Signal transducer and activators of transcription (STATs) proteins, comprise of a 7-member family of transcription factors induced by tyrosine phosphorylation under the stimulation of cytokines, hormones, and growth factors. Regulating cell growth by modulating the expression of specific target genes, aberrant STAT activation is also strongly suspected in cancer. STAT oncogenic transcriptional roles include cell progression, differentiation, suppression of anti-tumor immunity, and promotion of survival through anti-apoptotic effects.

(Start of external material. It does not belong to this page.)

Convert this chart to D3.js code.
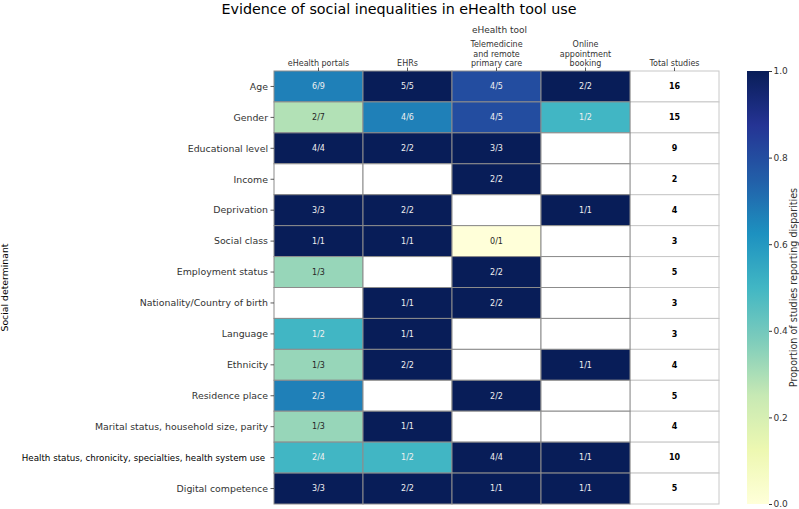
<!DOCTYPE html>
<html>
<head>
<meta charset="utf-8">
<script src="https://cdn.jsdelivr.net/npm/d3@7"></script>
<style>
  body { margin: 0; background: #fff; }
  svg { font-family: "DejaVu Sans", sans-serif; }
</style>
</head>
<body>
<svg width="799" height="509"></svg>
<script>
// row labels (social determinants)
var determinants = [
  "Age", "Gender", "Educational level", "Income", "Deprivation", "Social class",
  "Employment status", "Nationality/Country of birth", "Language", "Ethnicity",
  "Residence place", "Marital status, household size, parity",
  "Health status, chronicity, specialties, health system use ", "Digital competence"
];

var tools = ["eHealth portals", "EHRs", "Telemedicine\nand remote\nprimary care", "Online\nappointment\nbooking"];

// studies reporting disparities / studies total, per tool (null = no studies)
var portalsYes  = [6, 2, 4, null, 3, 1, 1, null, 1, 1, 2, 1, 2, 3];
var portalsAll  = [9, 7, 4, null, 3, 1, 3, null, 2, 3, 3, 3, 4, 3];
var ehrYes      = [5, 4, 2, null, 2, 1, null, 1, 1, 2, null, 1, 1, 2];
var ehrAll      = [5, 6, 2, null, 2, 1, null, 1, 1, 2, null, 1, 2, 2];
var teleYes     = [4, 4, 3, 2, null, 0, 2, 2, null, null, 2, null, 4, 1];
var teleAll     = [5, 5, 3, 2, null, 1, 2, 2, null, null, 2, null, 4, 1];
var bookingYes  = [2, 1, null, null, 1, null, null, null, null, 1, null, null, 1, 1];
var bookingAll  = [2, 2, null, null, 1, null, null, null, null, 1, null, null, 1, 1];

var totalStudies = [16, 15, 9, 2, 4, 3, 5, 3, 3, 4, 5, 4, 10, 5];

var colorTicks = [0, 0.2, 0.4, 0.6, 0.8, 1.0];

var yesCols = [portalsYes, ehrYes, teleYes, bookingYes];
var allCols = [portalsAll, ehrAll, teleAll, bookingAll];

var svg = d3.select("svg");
var mLeft = 274, mTop = 71, mRight = 719, mBottom = 504;

var colNames = tools.concat(["Total studies"]);
var x = d3.scaleBand().domain(d3.range(colNames.length)).range([mLeft, mRight]);
var y = d3.scaleBand().domain(d3.range(determinants.length)).range([mTop, mBottom]);
// YlGnBu, linear between the ColorBrewer stops (as matplotlib does)
var ylgnbu = d3.piecewise(d3.interpolateRgb, d3.schemeYlGnBu[9]);
var color = d3.scaleSequential(ylgnbu).domain([0, 1]);

function relLum(c) {
  var f = function(v) { v /= 255; return v <= 0.03928 ? v / 12.92 : Math.pow((v + 0.055) / 1.055, 2.4); };
  c = d3.rgb(c);
  return 0.2126 * f(c.r) + 0.7152 * f(c.g) + 0.0722 * f(c.b);
}

var cells = [];
determinants.forEach(function(d, i) {
  yesCols.forEach(function(col, j) {
    cells.push({ row: i, col: j, yes: col[i], all: allCols[j][i] });
  });
});

// total studies column (drawn first so the coloured cells' borders sit on top)
var g = svg.append("g");
g.selectAll("rect.total")
  .data(totalStudies)
  .enter().append("rect")
  .attr("class", "total")
  .attr("x", x(4))
  .attr("y", function(d, i) { return y(i); })
  .attr("width", x.bandwidth())
  .attr("height", y.bandwidth())
  .attr("fill", "#fff")
  .attr("stroke", "#c8c8c8")
  .attr("stroke-width", 1);

// cells
g.selectAll("rect.cell")
  .data(cells)
  .enter().append("rect")
  .attr("class", "cell")
  .attr("x", function(d) { return x(d.col); })
  .attr("y", function(d) { return y(d.row); })
  .attr("width", x.bandwidth())
  .attr("height", y.bandwidth())
  .attr("fill", function(d) { return d.all == null ? "#fff" : color(d.yes / d.all); })
  .attr("stroke", "#8c8c8c")
  .attr("stroke-width", 1);

g.selectAll("text.cell")
  .data(cells.filter(function(d) { return d.all != null; }))
  .enter().append("text")
  .attr("class", "cell")
  .attr("x", function(d) { return x(d.col) + x.bandwidth() / 2; })
  .attr("y", function(d) { return y(d.row) + y.bandwidth() / 2; })
  .attr("dy", "0.35em")
  .attr("text-anchor", "middle")
  .attr("font-size", 8)
  .attr("fill", function(d) {
    return relLum(color(d.yes / d.all)) > 0.408 ? "#262626" : "#f0f0f0";
  })
  .text(function(d) { return d.yes + "/" + d.all; });

g.selectAll("text.total")
  .data(totalStudies)
  .enter().append("text")
  .attr("class", "total")
  .attr("x", x(4) + x.bandwidth() / 2)
  .attr("y", function(d, i) { return y(i) + y.bandwidth() / 2; })
  .attr("dy", "0.35em")
  .attr("text-anchor", "middle")
  .attr("font-size", 8)
  .attr("font-weight", "bold")
  .attr("fill", "#000")
  .text(function(d) { return d; });

// row labels
var yl = svg.append("g");
determinants.forEach(function(d, i) {
  var cy = y(i) + y.bandwidth() / 2;
  yl.append("line")
    .attr("x1", mLeft - 3.5).attr("x2", mLeft)
    .attr("y1", cy).attr("y2", cy)
    .attr("stroke", "#333").attr("stroke-width", 0.8);
  var t = yl.append("text")
    .attr("x", mLeft - 6)
    .attr("y", cy)
    .attr("dy", "0.35em")
    .attr("text-anchor", "end")
    .attr("font-size", 9.4)
    .attr("fill", i == 12 ? "#000" : "#333")
    .style("white-space", "pre")
    .text(d);
  // the long label is set tighter in the reference
  if (i == 12) {
    var w = t.node().getComputedTextLength();
    t.attr("font-size", 9.4 * 246 / w);
  }
});

// column labels on top
var xl = svg.append("g");
colNames.forEach(function(name, j) {
  var cx = x(j) + x.bandwidth() / 2;
  xl.append("line")
    .attr("x1", cx).attr("x2", cx)
    .attr("y1", mTop).attr("y2", mTop - 3.5)
    .attr("stroke", "#333").attr("stroke-width", 0.8);
  var lines = name.split("\n");
  lines.forEach(function(l, k) {
    xl.append("text")
      .attr("x", cx)
      .attr("y", mTop - 5 - (lines.length - 1 - k) * 9.5)
      .attr("text-anchor", "middle")
      .attr("font-size", 8)
      .attr("fill", "#333")
      .text(l);
  });
});

svg.append("text")
  .attr("x", (mLeft + mRight) / 2 + 3)
  .attr("y", 33)
  .attr("text-anchor", "middle")
  .attr("font-size", 9)
  .attr("fill", "#333")
  .text("eHealth tool");

svg.append("text")
  .attr("x", 5)
  .attr("y", (mTop + mBottom) / 2)
  .attr("transform", "rotate(-90," + 5 + "," + (mTop + mBottom) / 2 + ")")
  .attr("text-anchor", "middle")
  .attr("dy", "0.35em")
  .attr("font-size", 9.3)
  .attr("fill", "#000")
  .text("Social determinant");

svg.append("text")
  .attr("x", 399)
  .attr("y", 14)
  .attr("text-anchor", "middle")
  .attr("font-size", 14.3)
  .attr("fill", "#000")
  .text("Evidence of social inequalities in eHealth tool use");

// colorbar
var cbX = 747, cbW = 22;
var defs = svg.append("defs");
var grad = defs.append("linearGradient")
  .attr("id", "cbar")
  .attr("x1", 0).attr("y1", 1).attr("x2", 0).attr("y2", 0);
d3.range(0, 1.0001, 0.025).forEach(function(t) {
  grad.append("stop").attr("offset", t).attr("stop-color", color(t));
});
svg.append("rect")
  .attr("x", cbX).attr("y", mTop)
  .attr("width", cbW).attr("height", mBottom - mTop)
  .attr("fill", "url(#cbar)");

var cScale = d3.scaleLinear().domain([0, 1]).range([mBottom, mTop]);
var cAxis = svg.append("g")
  .attr("transform", "translate(" + (cbX + cbW) + ",0)")
  .call(d3.axisRight(cScale).tickValues(colorTicks).tickFormat(d3.format(".1f")).tickSize(3).tickPadding(1.5));
cAxis.select(".domain").remove();
cAxis.selectAll("text").attr("font-size", 9).attr("fill", "#333").attr("font-family", "DejaVu Sans, sans-serif");
cAxis.selectAll("line").attr("stroke", "#333");

svg.append("text")
  .attr("x", 794)
  .attr("y", (mTop + mBottom) / 2)
  .attr("transform", "rotate(-90,794," + (mTop + mBottom) / 2 + ")")
  .attr("text-anchor", "middle")
  .attr("dy", "0.35em")
  .attr("font-size", 9.6)
  .attr("fill", "#333")
  .text("Proportion of studies reporting disparities");
</script>
</body>
</html>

Constitutive STAT activity is especially noted in colorectal, myeloma, pancreatic, ovarian, liver, breast, prostate, lung, several forms of leukemia and lymphoma, in addition to other solid and hematological cancers.

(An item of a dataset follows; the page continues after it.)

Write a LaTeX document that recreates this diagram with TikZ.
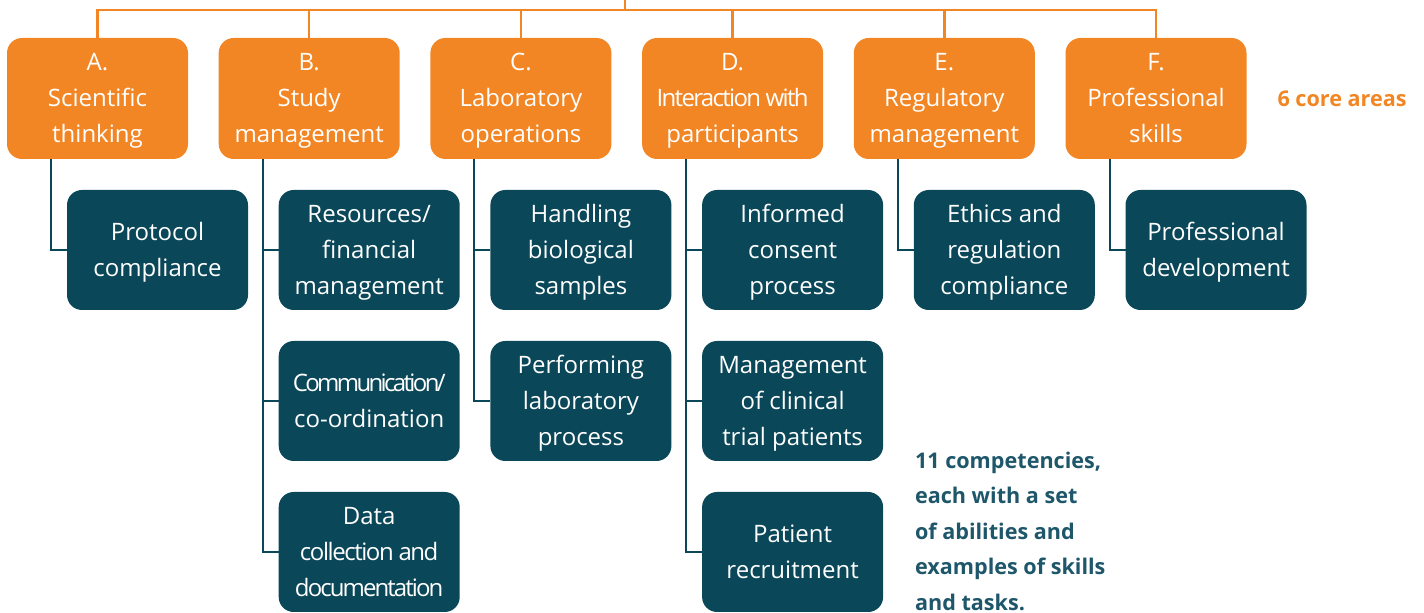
\documentclass[tikz,border=0pt]{standalone}
\usepackage{fontspec}
\setmainfont{Open Sans}
\usepackage{tikz}
\usetikzlibrary{positioning}
\usepackage{xcolor}
\definecolor{coreorange}{RGB}{242,134,36}
\definecolor{compteal}{RGB}{10,71,88}
\definecolor{noteteal}{RGB}{30,86,106}
\tikzstyle{area} = [rectangle, rounded corners=7.5pt, minimum width=90.5pt, minimum height=60.5pt, inner sep=0pt, outer sep=0pt, text centered, align=center, fill=coreorange, text=white, font=\fontsize{12}{18}\selectfont, execute at end node={\rule[-3pt]{0pt}{3pt}}]
\tikzstyle{comp} = [area, minimum height=60pt, fill=compteal]
\tikzstyle{busline} = [line width=1.2pt, color=coreorange]
\tikzstyle{link} = [line width=1pt, color=compteal]
\tikzstyle{sidenote} = [inner sep=0pt, outer sep=0pt, font=\bfseries\fontsize{10.8}{17.75}\selectfont]
\newcommand{\tightfont}[1]{\addfontfeatures{LetterSpace=#1}}
\newcommand{\topline}{\rule{0pt}{11.5pt}}

\begin{document}
\begin{tikzpicture}[node distance=15.35pt]
\useasboundingbox (0,0) rectangle (712pt,-306.5pt);
% Core areas - orange row
\node (a) [area] at (48.75pt,-49.25pt) {\topline A.\\Scientific\\thinking};
\node (b) [area, right=of a] {\topline B.\\Study\\management};
\node (c) [area, right=of b] {\topline C.\\Laboratory\\operations};
\node (d) [area, right=of c] {\topline D.\\{\tightfont{-7}Interaction with}\\participants};
\node (e) [area, right=of d] {\topline E.\\Regulatory\\management};
\node (f) [area, right=of e] {\topline F.\\Professional\\skills};

% Competencies - teal boxes under each area
\node (a1) [comp, below right=15.5pt and -60.5pt of a] {\topline Protocol\\compliance};
\node (b1) [comp, below right=15.5pt and -60.5pt of b] {\topline Resources/\\financial\\management};
\node (b2) [comp, below=15.5pt of b1] {\topline{\tightfont{-11}Communication/}\\co-ordination};
\node (b3) [comp, below=15.5pt of b2] {\topline Data\\{\tightfont{-6}collection and}\\{\tightfont{-8}documentation}};
\node (c1) [comp, below right=15.5pt and -60.5pt of c] {\topline Handling\\biological\\samples};
\node (c2) [comp, below=15.5pt of c1] {\topline Performing\\laboratory\\process};
\node (d1) [comp, below right=15.5pt and -60.5pt of d] {\topline Informed\\consent\\process};
\node (d2) [comp, below=15.5pt of d1] {\topline Management\\of clinical\\trial patients};
\node (d3) [comp, below=15.5pt of d2] {\topline Patient\\recruitment};
\node (e1) [comp, below right=15.5pt and -60.5pt of e] {\topline Ethics and\\regulation\\compliance};
\node (f1) [comp, below right=15.5pt and -60.5pt of f] {\topline Professional\\development};

% Top bus
\draw[busline] (a.north) -- ++(0,14pt) coordinate (bus) -| (f.north);
\foreach \n in {b,c,d,e}
  \draw[busline] (\n.north) -- (\n.north |- bus);
\coordinate (root) at (312.5pt,0);
\draw[busline] (root) -- (root |- bus);

% Links area -> competencies
\draw[link] ([xshift=22pt]a.south west) |- (a1.west);
\draw[link] ([xshift=22pt]b.south west) |- (b3.west);
\draw[link] (b1.west) -- ++(-8pt,0);
\draw[link] (b2.west) -- ++(-8pt,0);
\draw[link] ([xshift=22pt]c.south west) |- (c2.west);
\draw[link] (c1.west) -- ++(-8pt,0);
\draw[link] ([xshift=22pt]d.south west) |- (d3.west);
\draw[link] (d1.west) -- ++(-8pt,0);
\draw[link] (d2.west) -- ++(-8pt,0);
\draw[link] ([xshift=22pt]e.south west) |- (e1.west);
\draw[link] ([xshift=22pt]f.south west) |- (f1.west);

% Side labels
\node (areas) [sidenote, right=15.5pt of f, text=coreorange] {6 core areas};
\node (note) [sidenote, anchor=north west, align=left, text=noteteal] at (457.5pt,-226pt) {11 competencies,\\each with a set\\of abilities and\\examples of skills\\and tasks.};
\end{tikzpicture}
\end{document}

Elevated levels of STAT3 and STAT5 phosphorylation correlate with tumor invasion, metastasis, and worse prognosis in many different cancers. Interruption of constitutively activated STAT members, notably STAT3 and STAT5, is sufficient to block cells from undergoing malignant transformation. Blocking STAT3 signaling in carcinoma cells by STAT3 antisense oligonucleotides, STAT3 small interfering RNAs (siRNAs), or stable transfection of dominant-negative STAT3 have been shown to inhibit cancer cells growth and induce apoptosis. Agents which inhibit JAK2, a kinase phosphorylating STAT3, suppress growth, decrease invasion of carcinoma cells, and induce apoptosis. These findings support constitutive STAT signaling are crucial to the survival, invasion, and growth of human carcinoma cells.

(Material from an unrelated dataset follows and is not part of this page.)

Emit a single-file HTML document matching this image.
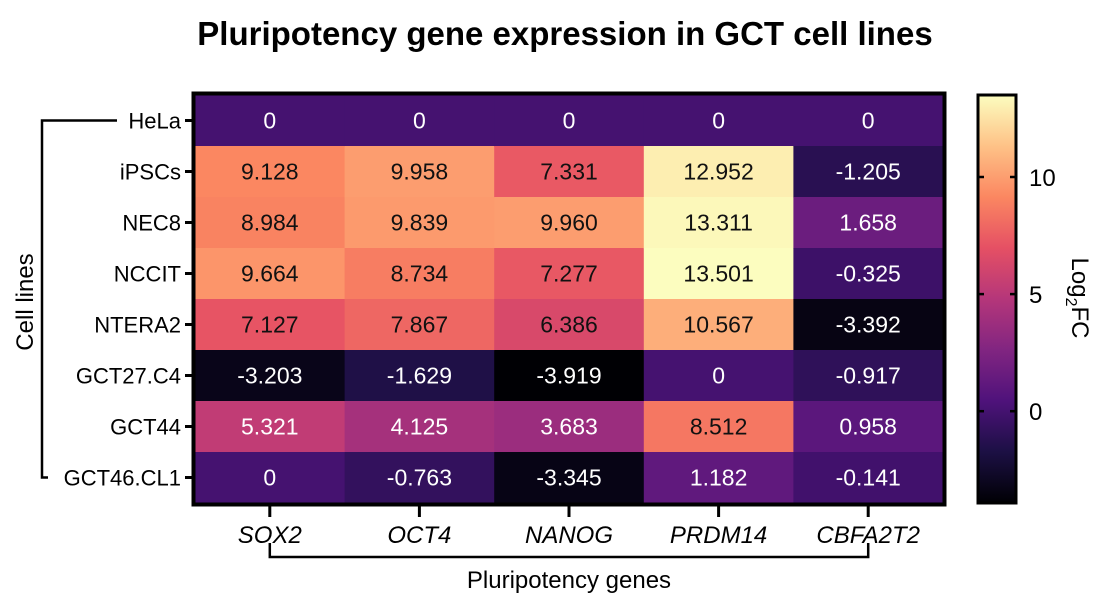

Targeting downstream mediators of tyrosine kinase via inhibition of STAT3 and STAT5 offers a more direct treatment strategy for cancer, especially tumors refractory to tyrosine kinase blocking agents. Cancers resistant to kinase inhibitor therapies, (eg. EGFR inhibitors), may be due to elevated STAT activity via non-EGF dependent signals. Findings suggest limited efficacy and high toxicity potential is associated with blocking multifunctional kinases, such as JAKs, in aiming to prevent down-stream signaling events mediated by other oncogenic activators, (eg. Src Kinases, MAPK, C-MET), or other inducers of STAT3 phosphorylation. Therefore, direct inhibition of STAT3 and STAT5 function represents a more targeted intervention to eliminate malignant transformation and cancer cell growth, but also represents an approach which maintains normal upstream kinase functions essential for healthy cellular function.